Tourism represents a major source of revenue for Corsica and has spared the island from the impact of the recent recession. You see very little of the tourist development that defines resorts like Cancun. In fact, the locals go to great lengths to inhibit residents from "selling out" to developers. Bombings and intimidation are not unknown! That said, I always felt very safe there. There are many advantages when traveling as a gray-haired female. I am usually not seen as a threat or as a target of unwelcome attention.

Finally, I cannot leave Corsica without talking a little bit more about the food.
Corsica is known for its cured meats and cheeses. Here are a couple of photos of just two of the courses featured in a 5 course fixed price meal that I had one evening. This was the first course including local cured meats and homemade terrine de sanglier:

The cheese plate with fig jam was the fourth course. It followed the charcuterie, the tarte au brocciu, and the main course - a delicious but heavy veal stew with polenta. The cheese was followed by dessert - ice cream with chestnut sauce. Everything was good, but too copious and too heavy before bed!

Friday, June 18, 2010

Scandola Nature Reserve

I woke up early to take a boat excursion to the Scandola Nature Reserve up the west coast from Ajaccio. When we first set out, I was second guessing myself again. Why didn't I go yesterday when the weather was better? This morning, the sky is gray. At least I remembered a coat, a hat, and good sunscreen.
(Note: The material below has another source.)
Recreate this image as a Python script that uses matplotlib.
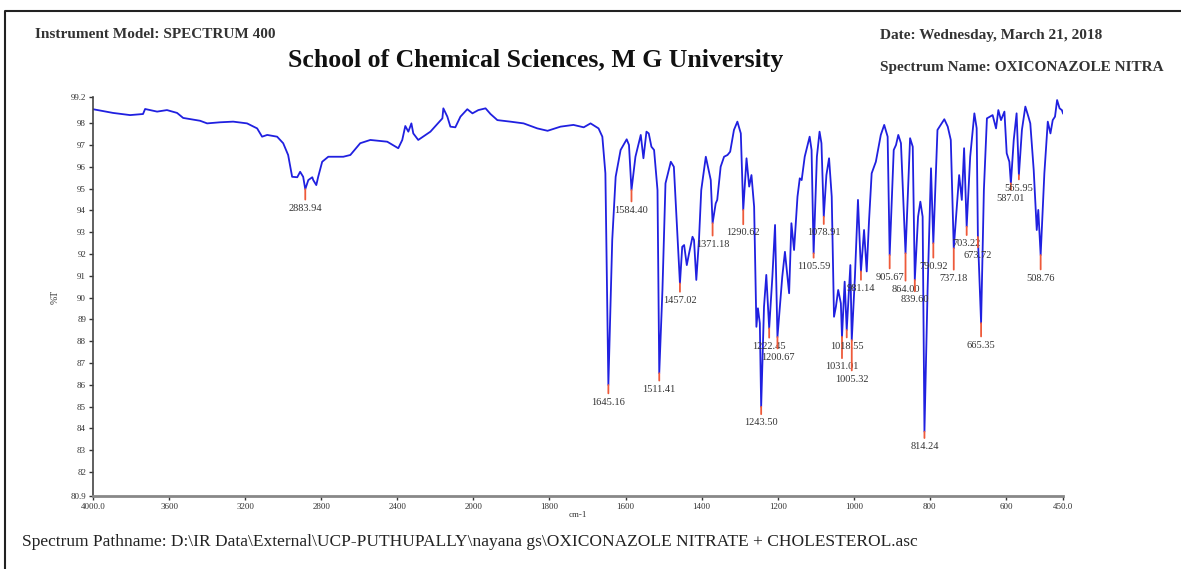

It's obvious that I don't normally live near the sea; otherwise, I might understand the variable weather conditions. It wasn't too long before the sun peeked through and the beauties of the Scandola Nature Reserve started to reveal themselves. Scandola is part of the Corsican National Park system and a World Heritage Site. It was created through the process of several volcanic eruptions over the last 50 to 150 million years. Here are just a few of the 120 photos I took today:

The waters are protected too. There is no fishing or diving allowed, and this water is much deeper than it looks.

We stopped for lunch in a tiny village called Girolata.

Here's a reminder that small babies needn't hamper your travel plans. This little 4 month old and her mother were having a wonderful time.

The only way to get to Girolata is by boat - unless you want to hike 7 km to the nearest road. This trail is called "La Route du Facteur" because that's how the mail carrier (facteur) brings mail every day.

The Scandola Nature Reserve also serves as protection for all plant and animal life native to the area. They have had success in encouraging the osprey population to recover. Our guides were great in pointing out several nests with fledgling chicks. Here is one of the nests with mom (or dad?) flying overhead just above the nest on the left.

A day like today is a great reminder of the beauty all around us.